At the beginning of the Russian military intervention in Syria in October 2015, the headquarters of the Mountain Hawks Brigade was hit by 20 air-to-surface missiles from the Russian Air Force. 2 months later, The Mountain Hawks Brigade clashed with the newly founded Syrian Democratic Forces in the northern Aleppo Governorate, capturing a village from the Army of Revolutionaries. Mountain Hawks Brigade fighters then took down and burned the flags of the SDF and the Army of Revolutionaries while chanting "Allahu Akbar". The group also participated along with other Fatah Halab factions in the shelling of the Sheikh Maqsood neighborhood in Aleppo.

During the Northern Aleppo offensive (February 2016), a unit of the Mountain Hawks Brigade consisting of 50 fighters stationed in the town of Deir Jamal in northern Aleppo defected to the Army of Revolutionaries. The unit's commander was captured by another rebel group soon after his defection.

In September 2016, the Mountain Hawks Brigade, along with the Northern Division and the 13th Division, formed the Free Idlib Army, In response to the establishment of the Free Idlib Army, a group of Mountain Hawks Brigade fighters defected to join Jabhat Fatah al-Sham in early October.

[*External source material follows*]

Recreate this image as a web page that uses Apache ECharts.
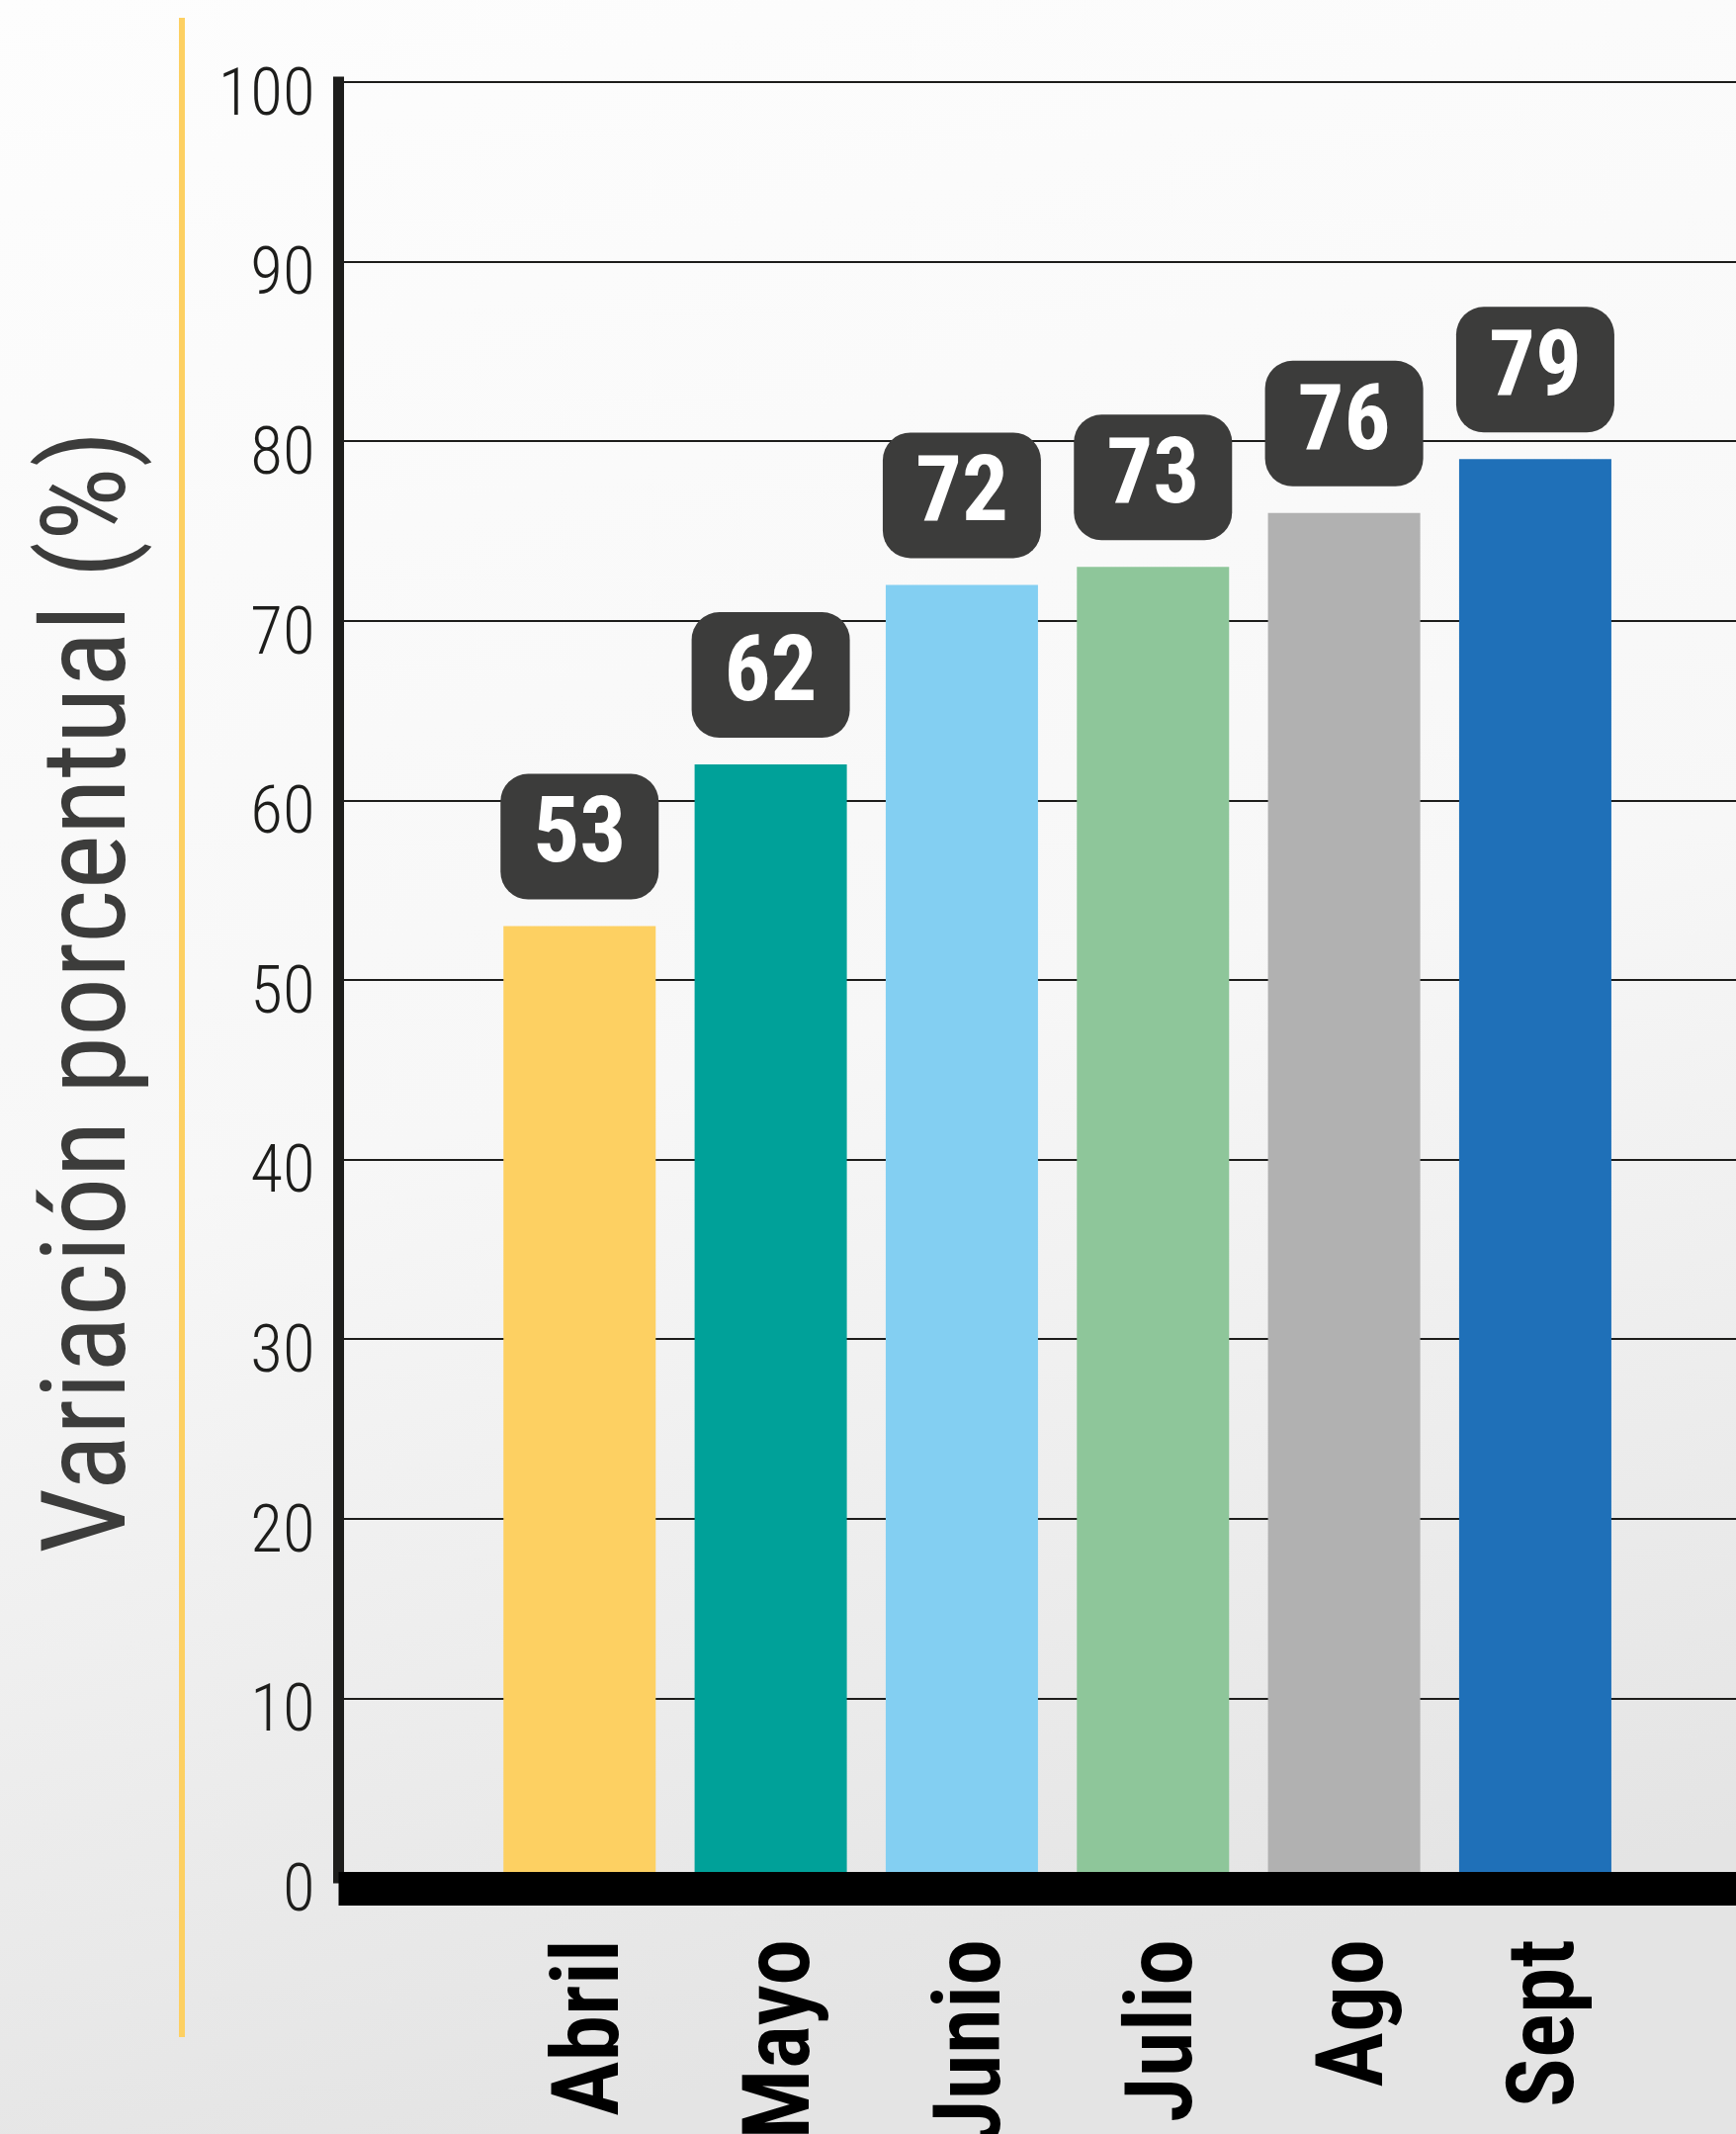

Afif Suleiman, the overall commander of the Free Idlib Army, was accused of holding back the Free Idlib Army during the northwestern Syria offensive (December 2019–March 2020) by not sending reinforcements to the frontlines, instead moving himself and the rest of the Free Idlib Army's leadership north to Jindires in Afrin away from the fighting. In response to these accusations and to Suleiman's replacement of the Free Idlib Army leadership to exclude members of the Mountain Hawks Division, the Mountain Hawks, which were half of the Free Idlib Army, stated on 13 May 2020 that they no longer recognized Suleiman as their commander, and demanded that he be court martialed for treason.

On 8 October 2020, a military commander of the Mountain Hawks, Nayrouz al-Hamdo, was killed by Syrian government and Russian aerial and artillery bombardment in the village of Kansafra.